→ **Goal**
Skip every image and restate the data word for word.

→ **Collected material**
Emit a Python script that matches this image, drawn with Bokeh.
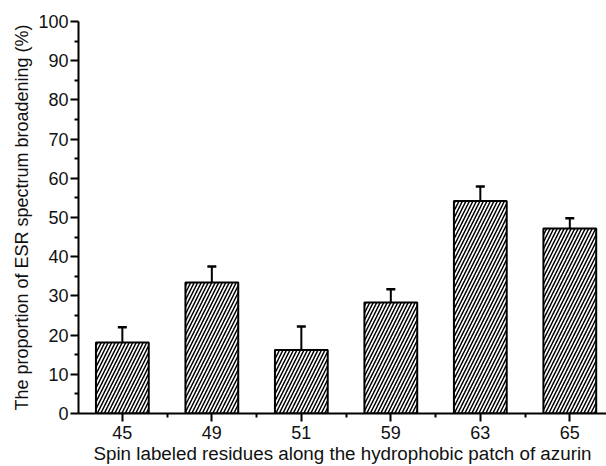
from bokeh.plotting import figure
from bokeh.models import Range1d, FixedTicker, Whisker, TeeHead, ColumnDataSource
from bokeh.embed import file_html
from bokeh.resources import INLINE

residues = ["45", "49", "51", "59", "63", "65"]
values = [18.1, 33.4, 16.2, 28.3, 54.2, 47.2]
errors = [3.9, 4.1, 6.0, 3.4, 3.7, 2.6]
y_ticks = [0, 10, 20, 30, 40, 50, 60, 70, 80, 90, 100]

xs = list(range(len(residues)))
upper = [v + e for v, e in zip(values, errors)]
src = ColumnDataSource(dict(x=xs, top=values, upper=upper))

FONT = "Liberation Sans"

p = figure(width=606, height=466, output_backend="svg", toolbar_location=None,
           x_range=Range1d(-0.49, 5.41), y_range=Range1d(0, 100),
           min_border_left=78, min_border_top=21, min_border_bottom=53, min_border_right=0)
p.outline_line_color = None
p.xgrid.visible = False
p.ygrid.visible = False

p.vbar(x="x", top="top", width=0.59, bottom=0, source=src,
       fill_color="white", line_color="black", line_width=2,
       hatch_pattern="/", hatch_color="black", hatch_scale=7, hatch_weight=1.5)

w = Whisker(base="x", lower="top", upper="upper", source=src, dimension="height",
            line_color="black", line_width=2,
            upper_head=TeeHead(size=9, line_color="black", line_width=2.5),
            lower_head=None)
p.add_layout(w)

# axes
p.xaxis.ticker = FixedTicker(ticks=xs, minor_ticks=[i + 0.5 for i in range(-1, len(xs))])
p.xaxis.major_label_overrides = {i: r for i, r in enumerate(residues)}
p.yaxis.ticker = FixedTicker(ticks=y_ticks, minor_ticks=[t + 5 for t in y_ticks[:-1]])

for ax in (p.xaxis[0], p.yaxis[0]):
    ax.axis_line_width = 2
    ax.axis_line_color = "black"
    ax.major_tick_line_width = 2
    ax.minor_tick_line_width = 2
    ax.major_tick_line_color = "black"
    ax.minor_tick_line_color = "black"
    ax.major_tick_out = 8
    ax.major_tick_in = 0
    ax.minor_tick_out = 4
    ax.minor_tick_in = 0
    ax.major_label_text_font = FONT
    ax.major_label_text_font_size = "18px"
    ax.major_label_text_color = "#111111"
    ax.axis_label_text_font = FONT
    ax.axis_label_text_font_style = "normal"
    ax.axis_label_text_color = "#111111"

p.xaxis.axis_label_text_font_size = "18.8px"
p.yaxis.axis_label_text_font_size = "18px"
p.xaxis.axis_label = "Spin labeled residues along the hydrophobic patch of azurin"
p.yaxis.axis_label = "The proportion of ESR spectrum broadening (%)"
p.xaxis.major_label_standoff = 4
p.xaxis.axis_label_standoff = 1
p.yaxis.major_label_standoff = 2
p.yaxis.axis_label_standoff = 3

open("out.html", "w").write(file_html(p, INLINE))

→ **Written reply**
Emit a Python script that matches this image, drawn with Bokeh.
from bokeh.plotting import figure
from bokeh.models import Range1d, FixedTicker, Whisker, TeeHead, ColumnDataSource
from bokeh.embed import file_html
from bokeh.resources import INLINE

residues = ["45", "49", "51", "59", "63", "65"]
values = [18.1, 33.4, 16.2, 28.3, 54.2, 47.2]
errors = [3.9, 4.1, 6.0, 3.4, 3.7, 2.6]
y_ticks = [0, 10, 20, 30, 40, 50, 60, 70, 80, 90, 100]

xs = list(range(len(residues)))
upper = [v + e for v, e in zip(values, errors)]
src = ColumnDataSource(dict(x=xs, top=values, upper=upper))

FONT = "Liberation Sans"

p = figure(width=606, height=466, output_backend="svg", toolbar_location=None,
           x_range=Range1d(-0.49, 5.41), y_range=Range1d(0, 100),
           min_border_left=78, min_border_top=21, min_border_bottom=53, min_border_right=0)
p.outline_line_color = None
p.xgrid.visible = False
p.ygrid.visible = False

p.vbar(x="x", top="top", width=0.59, bottom=0, source=src,
       fill_color="white", line_color="black", line_width=2,
       hatch_pattern="/", hatch_color="black", hatch_scale=7, hatch_weight=1.5)

w = Whisker(base="x", lower="top", upper="upper", source=src, dimension="height",
            line_color="black", line_width=2,
            upper_head=TeeHead(size=9, line_color="black", line_width=2.5),
            lower_head=None)
p.add_layout(w)

# axes
p.xaxis.ticker = FixedTicker(ticks=xs, minor_ticks=[i + 0.5 for i in range(-1, len(xs))])
p.xaxis.major_label_overrides = {i: r for i, r in enumerate(residues)}
p.yaxis.ticker = FixedTicker(ticks=y_ticks, minor_ticks=[t + 5 for t in y_ticks[:-1]])

for ax in (p.xaxis[0], p.yaxis[0]):
    ax.axis_line_width = 2
    ax.axis_line_color = "black"
    ax.major_tick_line_width = 2
    ax.minor_tick_line_width = 2
    ax.major_tick_line_color = "black"
    ax.minor_tick_line_color = "black"
    ax.major_tick_out = 8
    ax.major_tick_in = 0
    ax.minor_tick_out = 4
    ax.minor_tick_in = 0
    ax.major_label_text_font = FONT
    ax.major_label_text_font_size = "18px"
    ax.major_label_text_color = "#111111"
    ax.axis_label_text_font = FONT
    ax.axis_label_text_font_style = "normal"
    ax.axis_label_text_color = "#111111"

p.xaxis.axis_label_text_font_size = "18.8px"
p.yaxis.axis_label_text_font_size = "18px"
p.xaxis.axis_label = "Spin labeled residues along the hydrophobic patch of azurin"
p.yaxis.axis_label = "The proportion of ESR spectrum broadening (%)"
p.xaxis.major_label_standoff = 4
p.xaxis.axis_label_standoff = 1
p.yaxis.major_label_standoff = 2
p.yaxis.axis_label_standoff = 3

open("out.html", "w").write(file_html(p, INLINE))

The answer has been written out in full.